In sachgerecht geplanten und betriebenen Kanalnetzen sind wegen günstiger Sauerstoffverhältnisse im Abwasser Sulfidprobleme nicht zu erwarten. Besonderer Beachtung bedürfen aber immer:
- Bereiche, in die sulfidhaltige Abwässer direkt eingeleitet werden,
- Übergabeschächte am Ende von Druckleitungen,
- Kanäle mit geringem Gefälle, mit Teilfüllung und langen Aufenthaltszeiten des Abwassers.
Abwasser sollte in aerobem, d.h. frischem und sauerstoffreichem Zustand dem Klärprozess zugeführt werden. Geht Abwasser in den anaeroben, d.h. sauerstofffreien Zustand über, können aus einem zunächst harmlosen Abwasser Sulfidprobleme entstehen.
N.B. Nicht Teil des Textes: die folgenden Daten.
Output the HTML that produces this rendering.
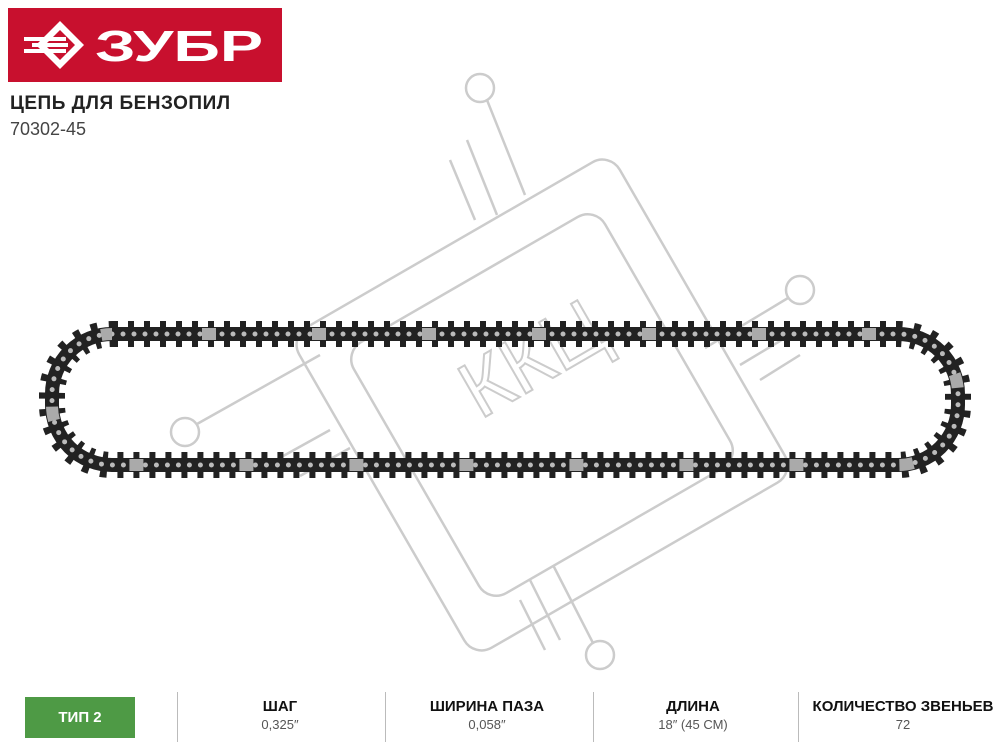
<!DOCTYPE html>
<html><head><meta charset="utf-8"><style>
html,body{margin:0;padding:0;background:#fff;}
body{width:1000px;height:748px;position:relative;overflow:hidden;font-family:"Liberation Sans",sans-serif;}
.logo{position:absolute;left:8px;top:8px;width:274px;height:74px;background:#c8102e;}
.t1{position:absolute;left:10px;top:93px;font-size:19px;font-weight:bold;color:#222;letter-spacing:0.5px;}
.t2{position:absolute;left:10px;top:119px;font-size:18px;color:#444;}
.green{position:absolute;left:25px;top:697px;width:110px;height:41px;background:#4e9a45;color:#fff;font-weight:bold;font-size:15px;line-height:41px;text-align:center;}
.sep{position:absolute;top:692px;width:1px;height:50px;background:#bbb;}
.col{position:absolute;top:698px;width:200px;text-align:center;}
.col b{display:block;font-size:15px;color:#111;}
.col span{display:block;font-size:13px;color:#555;margin-top:2px;}
</style></head><body>
<div class="logo">
<svg width="274" height="74" viewBox="0 0 274 74">
<polygon points="52,13 76,37 52,61 28,37" fill="#fff"/>
<polygon points="52,22 67,37 52,52 37,37" fill="#c8102e"/>
<g fill="#fff"><rect x="16" y="29" width="42" height="4"/><rect x="16" y="41" width="42" height="4"/><rect x="24" y="35" width="36" height="4"/></g>
<text x="87" y="53" fill="#fff" font-size="44" font-weight="bold" font-family="Liberation Sans, sans-serif" textLength="168" lengthAdjust="spacingAndGlyphs">ЗУБР</text>
</svg></div>
<div class="t1">ЦЕПЬ ДЛЯ БЕНЗОПИЛ</div>
<div class="t2">70302-45</div>

<svg style="position:absolute;left:0;top:0" width="1000" height="690">
<g fill="none" stroke="#ccc" stroke-width="2.5">
<g transform="translate(542,405) rotate(-30)">
<rect x="-185" y="-185" width="370" height="370" rx="20"/>
<rect x="-145" y="-145" width="290" height="290" rx="20"/>
</g>
<circle cx="480" cy="88" r="14"/><circle cx="800" cy="290" r="14"/><circle cx="600" cy="655" r="14"/><circle cx="185" cy="432" r="14"/>
<line x1="487" y1="100" x2="525" y2="195"/><line x1="467" y1="140" x2="497" y2="215"/><line x1="450" y1="160" x2="475" y2="220"/>
<line x1="788" y1="298" x2="705" y2="348"/><line x1="790" y1="335" x2="740" y2="365"/><line x1="800" y1="355" x2="760" y2="380"/>
<line x1="593" y1="643" x2="553" y2="565"/><line x1="560" y1="640" x2="530" y2="580"/><line x1="545" y1="650" x2="520" y2="600"/>
<line x1="197" y1="424" x2="320" y2="355"/><line x1="258" y1="470" x2="330" y2="430"/><line x1="300" y1="476" x2="350" y2="448"/>
<text x="0" y="0" transform="translate(480,420) rotate(-30)" font-size="80" fill="none" stroke="#ccc" stroke-width="2" font-family="Liberation Sans, sans-serif">ККЦ</text>
</g>
<g fill="none">
<rect x="52" y="334" width="906" height="131" rx="60" stroke="#222" stroke-width="14"/>
<rect x="52" y="334" width="906" height="131" rx="60" stroke="#222" stroke-width="26" stroke-dasharray="6 10"/>
<rect x="52" y="334" width="906" height="131" rx="60" stroke="#bbb" stroke-width="5" stroke-linecap="round" stroke-dasharray="0 11"/>
<rect x="52" y="334" width="906" height="131" rx="60" stroke="#aaa" stroke-width="12" stroke-dasharray="14 96" stroke-dashoffset="20"/>
</g>
</svg>

<div class="green">ТИП 2</div>
<div class="sep" style="left:177px"></div>
<div class="sep" style="left:385px"></div>
<div class="sep" style="left:593px"></div>
<div class="sep" style="left:798px"></div>
<div class="col" style="left:180px"><b>ШАГ</b><span>0,325″</span></div>
<div class="col" style="left:387px"><b>ШИРИНА ПАЗА</b><span>0,058″</span></div>
<div class="col" style="left:593px"><b>ДЛИНА</b><span>18″ (45 СМ)</span></div>
<div class="col" style="left:803px"><b>КОЛИЧЕСТВО ЗВЕНЬЕВ</b><span>72</span></div>
</body></html>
Die Sulfidentwicklung in Freispiegelleitungen hängt davon ab, wie dick die Sielhaut ist. Unter Sielhaut wird die "Schleimschicht" verstanden, die sich auf der mit Abwasser benetzten Oberfläche eines Rohrs bildet. Bei niedrigem Gefälle der Leitung und/oder geringer Abwassermenge (überdimensionierte Leitung, zurückgehender Wasserverbrauch der Bevölkerung) ist die Fließgeschwindigkeit so gering, dass die Sielhaut wachsen kann. Durch die Zersetzung organischer Stoffe wird Sauerstoff aufgezehrt. Es erfolgt ein Übergang vom aerobem zum anaerobem Zustand. Nun setzt ein Fäulnisprozess ein, bei dem flüchtige Schwefelverbindungen in Form von organischen Sulfiden, organischen Polysulfiden und Schwefelwasserstoff (H2S) in der Sielhaut entstehen.
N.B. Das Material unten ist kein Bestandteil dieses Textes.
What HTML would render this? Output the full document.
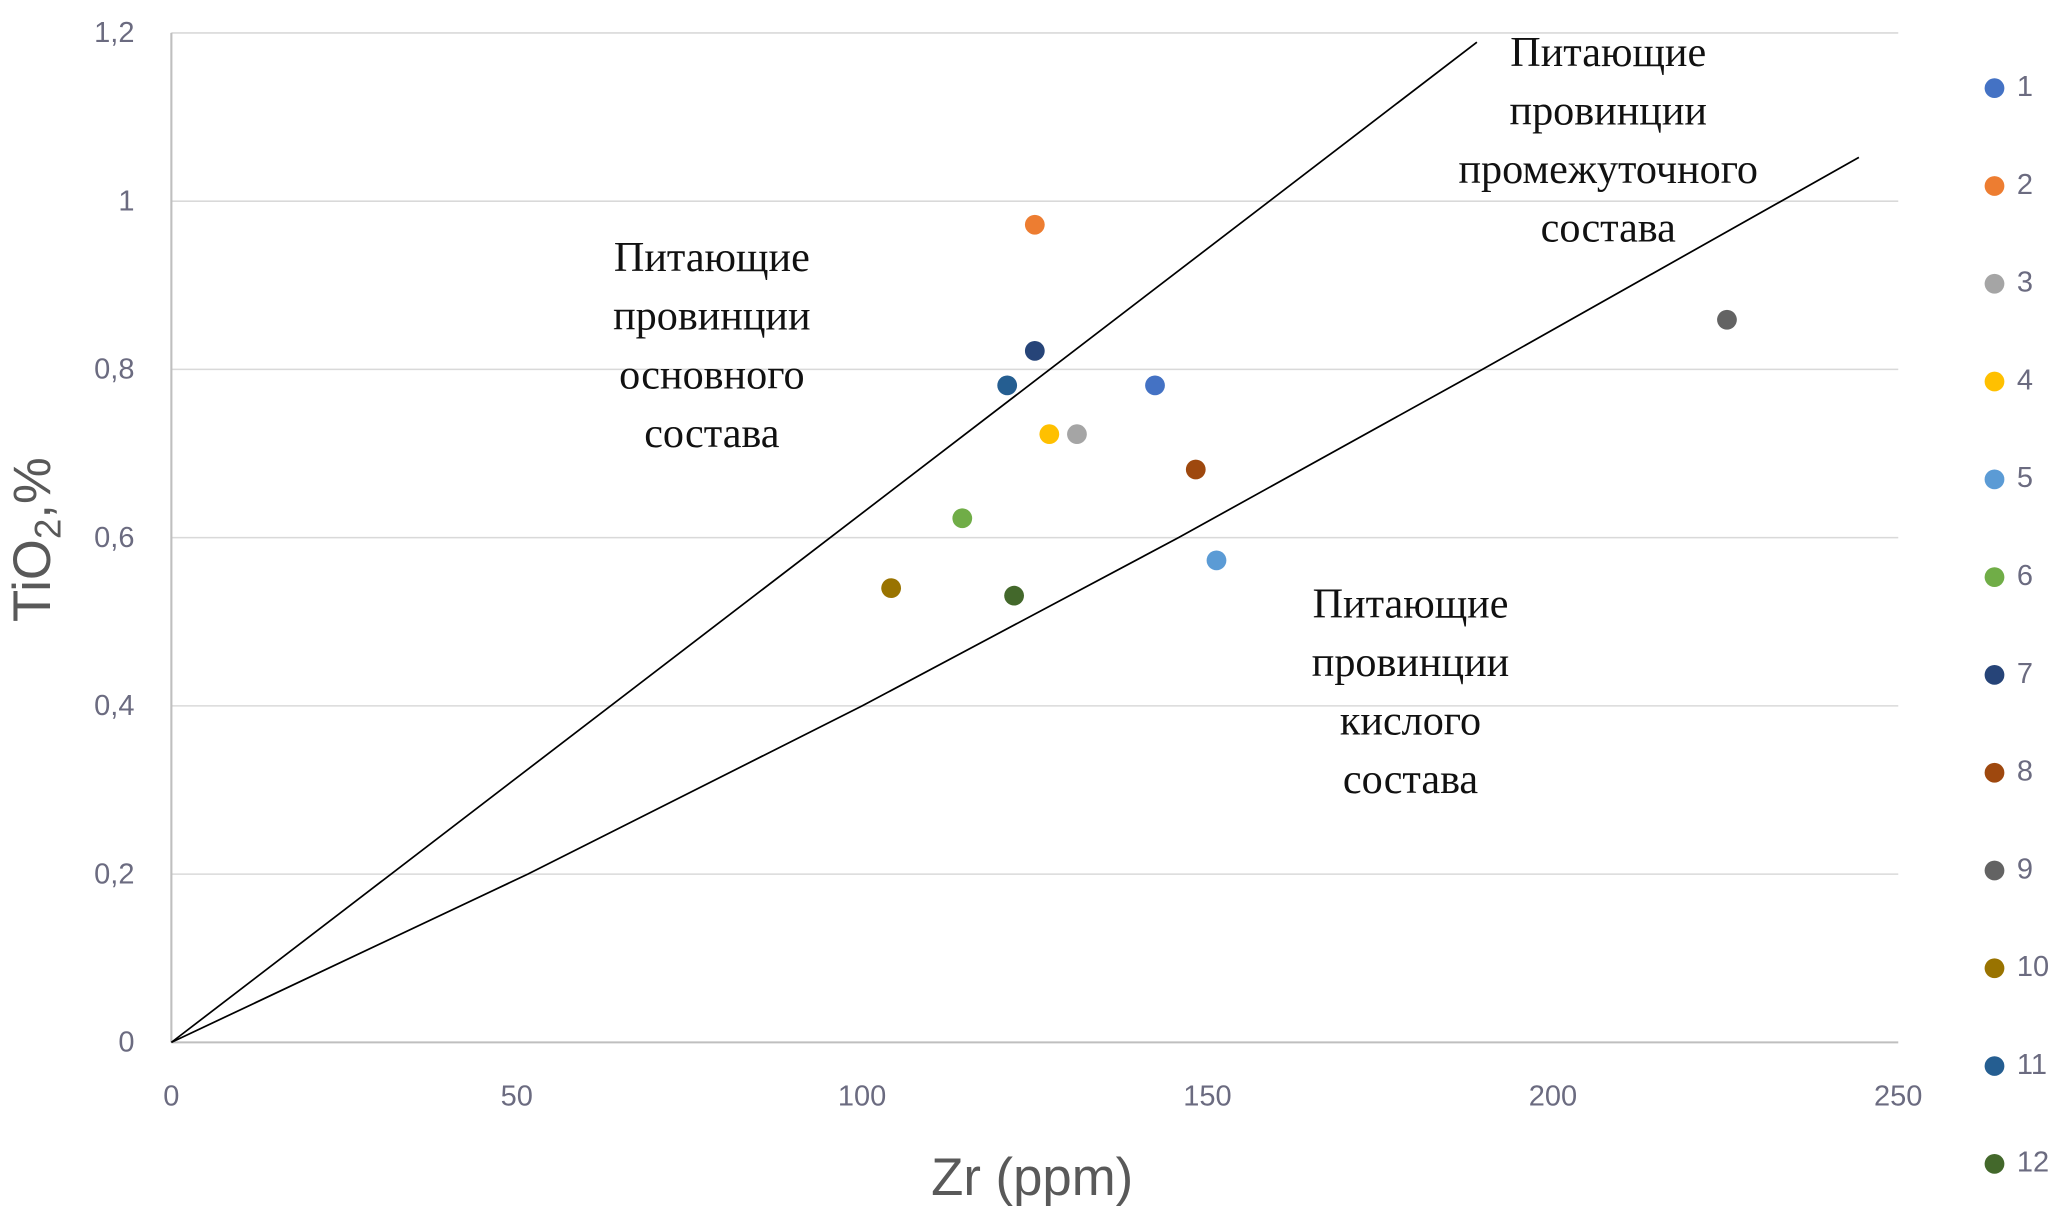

Entweicht Schwefelwasserstoff H2S aus dem Abwasser, entsteht im Gasraum über dem Abwasserspiegel auf der Oberfläche von Abwasserbauteilen elementarer Schwefel. Zuerst erscheinen schwache Säuren bildende Bakterien, die
den pH-Wert auf etwa pH 6 absenken. Dieser pH-Wert und das Substrat "elementarer Schwefel" sind die Lebensbedingungen für die "Schwefelbakterien" Thiobacillus thiooxidans. Durch seinen Stoffwechsel kann der pH-Wert durch Produktion von Schwefelsäure (H2SO4) bis auf unter pH 1 fallen. Damit ist ein sehr starker chemischer Angriff (biogene Schwefelsäurekorrosion) auf Zementmörtel und Beton sowie auf fast alle metallischen Bau- und Werkstoffe möglich.